Kings County administrators presented a space‑planning proposal Dec. 16 to refurbish three vacant former courthouse buildings on the county campus and return county services to the central campus.
Deputy CEO Matthew Boyette walked the board through floor plans and renderings for Buildings A, B and C, saying the ‘‘grand total…is the $41,400,000’’ to demolish selected site elements, renovate three buildings and outfit offices. The project scope presented placed human resources, the Job Training Office and Public Guardian/Veterans Services in Building A; Buildings B and C were designated primarily for Public Health (WIC, nursing, environmental health, a placeholder for a lab) and a countywide multipurpose room. Boyette said construction costs were roughly $33.8 million, with furniture and equipment estimated at about $3.5 million and contingencies and fees making up the remainder.
Funding and schedule: Staff said they had identified about $10.5 million in upfront funds (including roughly $5 million identified from Public Health), expected to finance $30–31 million with debt, and planned to return in January for detailed public finance options from their advisors. Boyette outlined a projected timeline that would include financing decisions and a potential groundbreaking in late 2026 or early 2027, with anticipated completion in late 2028 or early 2029, while cautioning that large projects carry schedule risk.
Board and department response: Supervisors asked about cost escalation, space usage for staff and the disposition of other off‑campus buildings; staff said those were future phases.

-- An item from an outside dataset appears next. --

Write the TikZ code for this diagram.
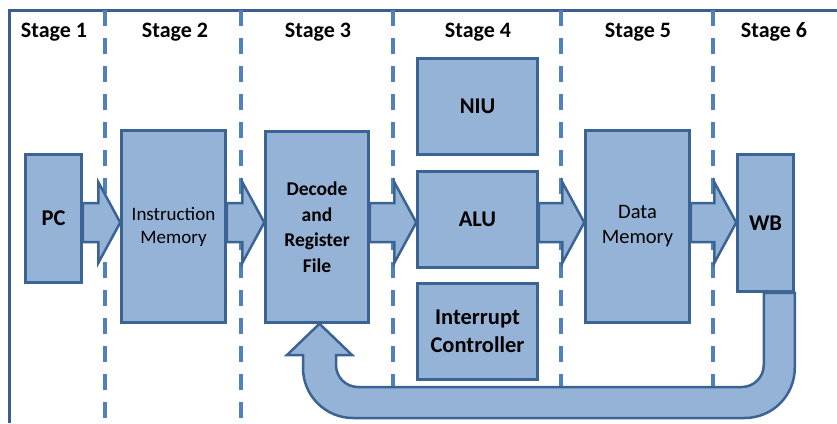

Department heads from Job Training Office, Public Health, Human Resources and others described constraints in their current leased or outdated spaces and expressed support for consolidating services on campus. Public Works and architects described traffic and site‑access considerations and noted the project will be taken through standard public‑works oversight and permitting.
Why it matters: County leaders said bringing services together will reduce lease costs, improve client access to one‑stop services and put long‑vacant county property back into productive use. The board asked finance staff to return with funding options and a menu of alternatives for debt terms and phasing in January.